(Task directions): Extract every line of the material that holds the string "this".
## Begin Records to use
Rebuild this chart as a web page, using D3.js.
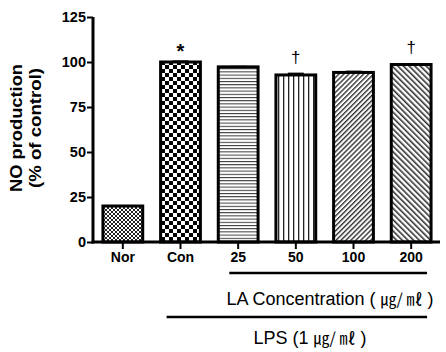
<!DOCTYPE html>
<html>
<head>
<meta charset="utf-8">
<script src="https://cdn.jsdelivr.net/npm/d3@7"></script>
<style>
  body { margin: 0; background: #fff; }
  text { font-family: "Liberation Sans", Arial, sans-serif; font-weight: bold; }
  .cjk { font-family: "Noto Sans CJK KR", "Noto Sans CJK SC", sans-serif; }
</style>
</head>
<body>
<div id="chart"></div>
<script>
// data
const groups = ["Nor", "Con", "25", "50", "100", "200"]
const values = [20, 100, 97.3, 92.8, 94.2, 98.6]
const errors = [0, 0.9, 0.6, 1.3, 1.0, 0.8]
const marks = ["", "*", "", "†", "", "†"]
const yTicks = [0, 25, 50, 75, 100, 125]
const patterns = ["fineChecker", "checker", "hLines", "vLines", "diagUp", "diagDown"]

const width = 446
const height = 352
const margin = { top: 17, right: 6, bottom: 110, left: 93 }
const boundedWidth = width - margin.left - margin.right
const boundedHeight = height - margin.top - margin.bottom

const svg = d3.select("#chart").append("svg")
  .attr("width", width)
  .attr("height", height)

// fill patterns
const defs = svg.append("defs")

const fineChecker = defs.append("pattern").attr("id", "fineChecker")
  .attr("patternUnits", "userSpaceOnUse").attr("width", 4).attr("height", 4)
fineChecker.append("rect").attr("width", 4).attr("height", 4).attr("fill", "#fff")
fineChecker.append("rect").attr("width", 2).attr("height", 2).attr("fill", "#222")
fineChecker.append("rect").attr("x", 2).attr("y", 2).attr("width", 2).attr("height", 2).attr("fill", "#222")

const checker = defs.append("pattern").attr("id", "checker")
  .attr("patternUnits", "userSpaceOnUse").attr("width", 8).attr("height", 8)
checker.append("rect").attr("width", 8).attr("height", 8).attr("fill", "#fff")
checker.append("rect").attr("width", 4).attr("height", 4).attr("fill", "#000")
checker.append("rect").attr("x", 4).attr("y", 4).attr("width", 4).attr("height", 4).attr("fill", "#000")

const hLines = defs.append("pattern").attr("id", "hLines")
  .attr("patternUnits", "userSpaceOnUse").attr("width", 4).attr("height", 3.2)
hLines.append("rect").attr("width", 4).attr("height", 3.2).attr("fill", "#fff")
hLines.append("rect").attr("width", 4).attr("height", 1).attr("fill", "#333")

const vLines = defs.append("pattern").attr("id", "vLines")
  .attr("patternUnits", "userSpaceOnUse").attr("width", 5).attr("height", 4)
vLines.append("rect").attr("width", 5).attr("height", 4).attr("fill", "#fff")
vLines.append("rect").attr("width", 1.3).attr("height", 4).attr("fill", "#222")

const diagUp = defs.append("pattern").attr("id", "diagUp")
  .attr("patternUnits", "userSpaceOnUse").attr("width", 3.5).attr("height", 3.5)
  .attr("patternTransform", "rotate(45)")
diagUp.append("rect").attr("width", 3.5).attr("height", 3.5).attr("fill", "#fff")
diagUp.append("rect").attr("width", 1.4).attr("height", 3.5).attr("fill", "#333")

const diagDown = defs.append("pattern").attr("id", "diagDown")
  .attr("patternUnits", "userSpaceOnUse").attr("width", 4).attr("height", 4)
  .attr("patternTransform", "rotate(-45)")
diagDown.append("rect").attr("width", 4).attr("height", 4).attr("fill", "#fff")
diagDown.append("rect").attr("width", 1.6).attr("height", 4).attr("fill", "#333")

const bounds = svg.append("g")
  .attr("transform", `translate(${margin.left}, ${margin.top})`)

const xScale = d3.scaleBand()
  .domain(groups)
  .range([1, boundedWidth])
  .paddingInner(0.31)
  .paddingOuter(0.155)

const yScale = d3.scaleLinear()
  .domain([0, 125])
  .range([boundedHeight, 0])

// bars
const rows = groups.map((g, i) => ({ g, v: values[i], e: errors[i], m: marks[i], p: patterns[i] }))

bounds.selectAll(".err")
  .data(rows.filter(d => d.e > 0))
  .join("rect")
    .attr("class", "err")
    .attr("x", d => xScale(d.g) + xScale.bandwidth() * 0.3)
    .attr("y", d => yScale(d.v + d.e))
    .attr("width", xScale.bandwidth() * 0.4)
    .attr("height", d => yScale(d.v) - yScale(d.v + d.e) + 1)
    .attr("fill", "#000")

bounds.selectAll(".bar")
  .data(rows)
  .join("rect")
    .attr("class", "bar")
    .attr("x", d => xScale(d.g))
    .attr("y", d => yScale(d.v))
    .attr("width", xScale.bandwidth())
    .attr("height", d => boundedHeight - yScale(d.v))
    .attr("fill", d => `url(#${d.p})`)
    .attr("stroke", "#000")
    .attr("stroke-width", 3)

bounds.selectAll(".mark")
  .data(rows.filter(d => d.m))
  .join("text")
    .attr("class", "mark")
    .attr("x", d => xScale(d.g) + xScale.bandwidth() / 2)
    .attr("y", d => yScale(d.v + d.e) - (d.m === "*" ? 17 : 10))
    .attr("text-anchor", "middle")
    .attr("dominant-baseline", d => d.m === "*" ? "hanging" : "auto")
    .style("font-size", d => d.m === "*" ? "20px" : "17px")
    .style("font-weight", d => d.m === "*" ? "bold" : "normal")
    .text(d => d.m)

// axes
const yAxis = bounds.append("g")
  .call(d3.axisLeft(yScale).tickValues(yTicks).tickSize(6).tickPadding(1))
yAxis.select(".domain").attr("stroke-width", 3).attr("d", `M0,${boundedHeight + 1.5}V0`)
yAxis.selectAll(".tick line").attr("stroke-width", 2)
yAxis.selectAll(".tick text").style("font-size", "14.5px").style("font-family", "Liberation Sans, Arial, sans-serif").style("font-weight", "bold").attr("fill", "#000")

const xAxis = bounds.append("g")
  .attr("transform", `translate(0, ${boundedHeight})`)
  .call(d3.axisBottom(xScale).tickSize(7).tickPadding(3))
xAxis.select(".domain").attr("stroke-width", 3).attr("d", `M-1.5,0H${boundedWidth}`)
xAxis.selectAll(".tick line").attr("stroke-width", 2)
xAxis.selectAll(".tick text").style("font-size", "14px").style("font-family", "Liberation Sans, Arial, sans-serif").style("font-weight", "bold").attr("fill", "#000")

// y title
const yTitle = svg.append("text")
  .attr("transform", `translate(22, 128) rotate(-90)`)
  .attr("text-anchor", "middle")
  .style("font-size", "17px")
yTitle.append("tspan").attr("x", 0).attr("dy", 0)
  .attr("textLength", 128).attr("lengthAdjust", "spacingAndGlyphs").text("NO production")
yTitle.append("tspan").attr("x", 0).attr("dy", 19)
  .attr("textLength", 120).attr("lengthAdjust", "spacingAndGlyphs").text("(% of control)")

// group brackets
const firstLA = xScale("25") + margin.left + 11
const lastX = xScale("200") + xScale.bandwidth() + margin.left - 4
svg.append("line")
  .attr("x1", firstLA).attr("x2", lastX)
  .attr("y1", 273).attr("y2", 273)
  .attr("stroke", "#000").attr("stroke-width", 2.5)
const laLabel = svg.append("text")
  .attr("x", 330).attr("y", 305)
  .attr("text-anchor", "middle")
  .style("font-size", "18px")
  .style("font-weight", "normal")
laLabel.append("tspan").text("LA Concentration ( ")
laLabel.append("tspan").attr("class", "cjk").style("font-size", "16px").text("㎍/ ㎖")
laLabel.append("tspan").text(" )")

svg.append("line")
  .attr("x1", xScale("Con") + margin.left + 6).attr("x2", lastX)
  .attr("y1", 317).attr("y2", 317)
  .attr("stroke", "#000").attr("stroke-width", 2.5)
const lpsLabel = svg.append("text")
  .attr("x", 310).attr("y", 344)
  .attr("text-anchor", "middle")
  .style("font-size", "18px")
  .style("font-weight", "normal")
lpsLabel.append("tspan").text("LPS (1 ")
lpsLabel.append("tspan").attr("class", "cjk").style("font-size", "16px").text("㎍/ ㎖")
lpsLabel.append("tspan").text(" )")
</script>
</body>
</html>
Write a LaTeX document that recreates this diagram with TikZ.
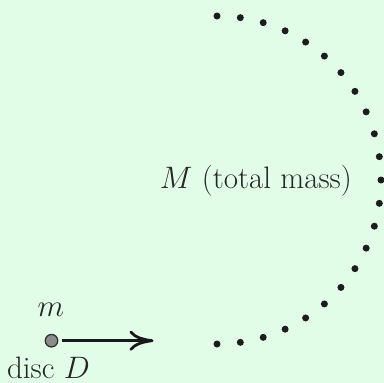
\RequirePackage{fix-cm}
\documentclass[tikz,border=0pt]{standalone}
\usetikzlibrary{arrows.meta}
\definecolor{bg}{RGB}{226,253,231}
\definecolor{dotc}{RGB}{28,28,28}
\definecolor{discfill}{RGB}{140,140,140}
\begin{document}
\begin{tikzpicture}[x=1pt,y=-1pt,
  lbl/.style={inner sep=0pt,font=\fontsize{31}{37}\selectfont,text=black!85},
  massdot/.style={circle,fill=dotc,inner sep=0pt,minimum size=7pt},
  disc/.style={circle,draw=black!80,fill=discfill,line width=1.3pt,inner sep=0pt,minimum size=12.5pt}]
\fill[bg] (0,0) rectangle (384,383);
\useasboundingbox (0,0) rectangle (384,383);
\foreach \i in {0,...,22}{
  \pgfmathsetmacro{\a}{90-\i*180/22}
  \node[massdot] (d\i) at ({217+164*cos(\a)},{180-164*sin(\a)}) {};
}
\node[lbl,anchor=base east] (M) at (352,188) {$M$ (total mass)};
\node[disc] (m0) at (51.5,340.7) {};
\node[lbl,anchor=base] (mlab) at (51,316) {$m$};
\node[lbl,anchor=base] (dlab) at (48.5,378) {disc $D$};
\coordinate (tip) at (153.5,340.7);
\draw[line width=3pt,black!90,-{Computer Modern Rightarrow[length=24pt,width=20pt,line width=2.8pt]}] (m0.east) ++(4,0) -- (tip);
\end{tikzpicture}
\end{document}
## End Records to use
(Exercise answer):
Rebuild this chart as a web page, using D3.js.
Write a LaTeX document that recreates this diagram with TikZ.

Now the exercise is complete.